Goal of the exercise: The lines from the top of the material below through the line containing "['T.Bensby+(2005)', 'T.Bensby+(2014)', 'K.A.Venn+(2004)']" are to be printed exactly, with pictures omitted.

Given material:
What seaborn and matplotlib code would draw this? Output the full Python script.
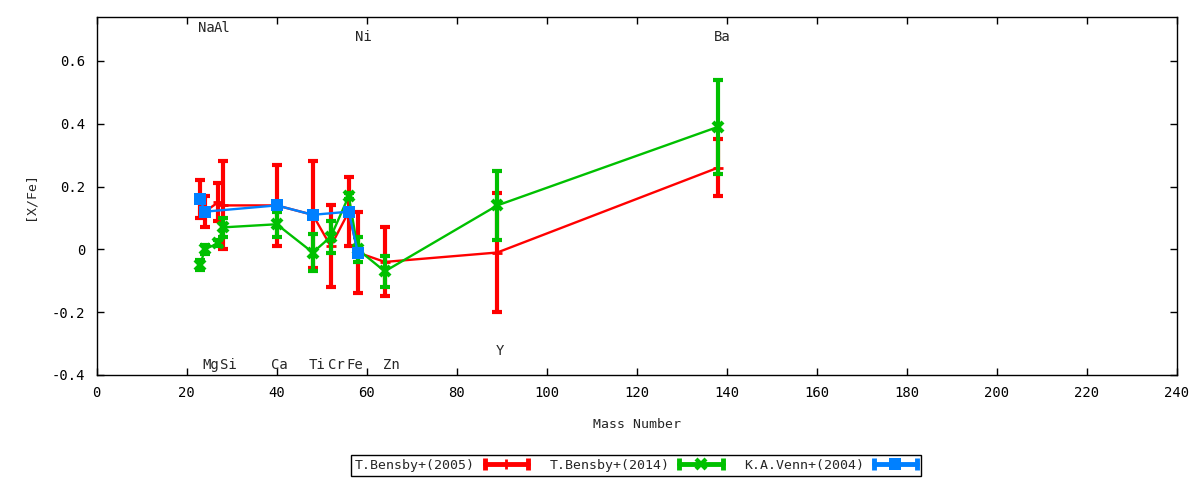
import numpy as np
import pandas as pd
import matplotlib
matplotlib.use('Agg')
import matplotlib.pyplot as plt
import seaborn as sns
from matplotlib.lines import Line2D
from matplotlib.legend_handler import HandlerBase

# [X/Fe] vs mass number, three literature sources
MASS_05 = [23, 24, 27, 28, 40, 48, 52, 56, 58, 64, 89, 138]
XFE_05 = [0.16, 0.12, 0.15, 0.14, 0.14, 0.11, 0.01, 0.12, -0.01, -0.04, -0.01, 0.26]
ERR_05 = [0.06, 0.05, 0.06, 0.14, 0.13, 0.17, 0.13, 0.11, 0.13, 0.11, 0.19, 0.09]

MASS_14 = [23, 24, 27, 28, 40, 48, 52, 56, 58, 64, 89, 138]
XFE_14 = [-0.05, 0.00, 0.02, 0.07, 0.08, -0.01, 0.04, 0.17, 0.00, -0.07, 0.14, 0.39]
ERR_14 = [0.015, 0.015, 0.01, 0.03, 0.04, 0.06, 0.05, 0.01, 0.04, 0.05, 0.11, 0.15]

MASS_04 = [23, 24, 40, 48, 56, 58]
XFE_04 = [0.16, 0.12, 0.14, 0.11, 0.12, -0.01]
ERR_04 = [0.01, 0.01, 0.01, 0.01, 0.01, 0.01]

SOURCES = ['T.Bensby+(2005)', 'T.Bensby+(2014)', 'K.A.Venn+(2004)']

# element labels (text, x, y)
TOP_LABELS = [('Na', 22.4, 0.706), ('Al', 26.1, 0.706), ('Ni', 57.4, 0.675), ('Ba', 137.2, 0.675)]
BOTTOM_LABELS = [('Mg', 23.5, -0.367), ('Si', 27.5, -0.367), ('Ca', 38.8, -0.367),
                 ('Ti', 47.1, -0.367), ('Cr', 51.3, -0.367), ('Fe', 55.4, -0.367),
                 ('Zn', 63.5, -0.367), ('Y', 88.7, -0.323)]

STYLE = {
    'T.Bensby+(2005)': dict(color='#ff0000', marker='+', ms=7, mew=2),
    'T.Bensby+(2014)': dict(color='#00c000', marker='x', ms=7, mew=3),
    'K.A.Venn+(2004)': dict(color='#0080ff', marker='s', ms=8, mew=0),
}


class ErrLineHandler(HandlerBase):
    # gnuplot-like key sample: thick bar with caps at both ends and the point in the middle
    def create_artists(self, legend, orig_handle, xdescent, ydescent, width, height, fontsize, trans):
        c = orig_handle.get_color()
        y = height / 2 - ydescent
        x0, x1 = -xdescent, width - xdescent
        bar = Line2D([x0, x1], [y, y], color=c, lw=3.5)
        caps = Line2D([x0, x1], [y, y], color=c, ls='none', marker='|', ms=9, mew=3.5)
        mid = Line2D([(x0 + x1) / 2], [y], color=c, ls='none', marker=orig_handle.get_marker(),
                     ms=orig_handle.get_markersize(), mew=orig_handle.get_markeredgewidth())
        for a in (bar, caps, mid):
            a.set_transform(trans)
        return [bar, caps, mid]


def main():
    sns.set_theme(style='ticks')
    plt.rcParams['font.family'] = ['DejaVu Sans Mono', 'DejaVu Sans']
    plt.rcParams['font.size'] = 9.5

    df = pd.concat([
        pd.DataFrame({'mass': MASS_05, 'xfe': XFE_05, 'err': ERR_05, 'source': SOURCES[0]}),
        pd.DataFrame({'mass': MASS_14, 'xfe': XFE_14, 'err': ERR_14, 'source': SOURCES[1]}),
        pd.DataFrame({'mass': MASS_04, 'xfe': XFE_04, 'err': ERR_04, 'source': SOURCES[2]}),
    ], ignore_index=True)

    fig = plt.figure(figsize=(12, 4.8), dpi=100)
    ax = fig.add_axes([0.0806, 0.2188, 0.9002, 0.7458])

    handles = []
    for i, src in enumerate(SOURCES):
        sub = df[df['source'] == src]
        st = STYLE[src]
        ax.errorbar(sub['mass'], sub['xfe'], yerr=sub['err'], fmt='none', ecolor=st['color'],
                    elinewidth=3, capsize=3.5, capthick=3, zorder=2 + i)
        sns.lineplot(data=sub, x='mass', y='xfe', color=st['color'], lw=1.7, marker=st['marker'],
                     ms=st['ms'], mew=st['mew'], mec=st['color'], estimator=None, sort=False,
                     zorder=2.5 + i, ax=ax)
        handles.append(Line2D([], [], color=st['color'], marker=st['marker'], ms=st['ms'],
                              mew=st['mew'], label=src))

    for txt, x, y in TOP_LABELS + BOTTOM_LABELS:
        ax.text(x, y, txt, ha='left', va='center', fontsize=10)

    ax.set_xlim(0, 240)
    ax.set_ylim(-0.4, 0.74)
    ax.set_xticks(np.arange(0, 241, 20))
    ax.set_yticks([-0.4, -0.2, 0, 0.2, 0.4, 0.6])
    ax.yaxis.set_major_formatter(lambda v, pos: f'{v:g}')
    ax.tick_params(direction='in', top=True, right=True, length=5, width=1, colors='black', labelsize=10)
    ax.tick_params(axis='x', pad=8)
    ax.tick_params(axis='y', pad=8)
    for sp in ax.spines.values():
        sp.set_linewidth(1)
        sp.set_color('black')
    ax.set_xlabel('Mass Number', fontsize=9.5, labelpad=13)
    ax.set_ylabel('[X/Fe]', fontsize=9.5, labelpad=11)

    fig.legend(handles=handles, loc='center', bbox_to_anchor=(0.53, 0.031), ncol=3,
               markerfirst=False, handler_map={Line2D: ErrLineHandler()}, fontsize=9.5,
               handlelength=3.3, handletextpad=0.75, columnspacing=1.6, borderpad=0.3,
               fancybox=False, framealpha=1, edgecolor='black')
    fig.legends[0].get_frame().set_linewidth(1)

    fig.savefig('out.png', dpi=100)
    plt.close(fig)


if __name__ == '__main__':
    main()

Written reply:
What seaborn and matplotlib code would draw this? Output the full Python script.
import numpy as np
import pandas as pd
import matplotlib
matplotlib.use('Agg')
import matplotlib.pyplot as plt
import seaborn as sns
from matplotlib.lines import Line2D
from matplotlib.legend_handler import HandlerBase

# [X/Fe] vs mass number, three literature sources
MASS_05 = [23, 24, 27, 28, 40, 48, 52, 56, 58, 64, 89, 138]
XFE_05 = [0.16, 0.12, 0.15, 0.14, 0.14, 0.11, 0.01, 0.12, -0.01, -0.04, -0.01, 0.26]
ERR_05 = [0.06, 0.05, 0.06, 0.14, 0.13, 0.17, 0.13, 0.11, 0.13, 0.11, 0.19, 0.09]

MASS_14 = [23, 24, 27, 28, 40, 48, 52, 56, 58, 64, 89, 138]
XFE_14 = [-0.05, 0.00, 0.02, 0.07, 0.08, -0.01, 0.04, 0.17, 0.00, -0.07, 0.14, 0.39]
ERR_14 = [0.015, 0.015, 0.01, 0.03, 0.04, 0.06, 0.05, 0.01, 0.04, 0.05, 0.11, 0.15]

MASS_04 = [23, 24, 40, 48, 56, 58]
XFE_04 = [0.16, 0.12, 0.14, 0.11, 0.12, -0.01]
ERR_04 = [0.01, 0.01, 0.01, 0.01, 0.01, 0.01]

SOURCES = ['T.Bensby+(2005)', 'T.Bensby+(2014)', 'K.A.Venn+(2004)']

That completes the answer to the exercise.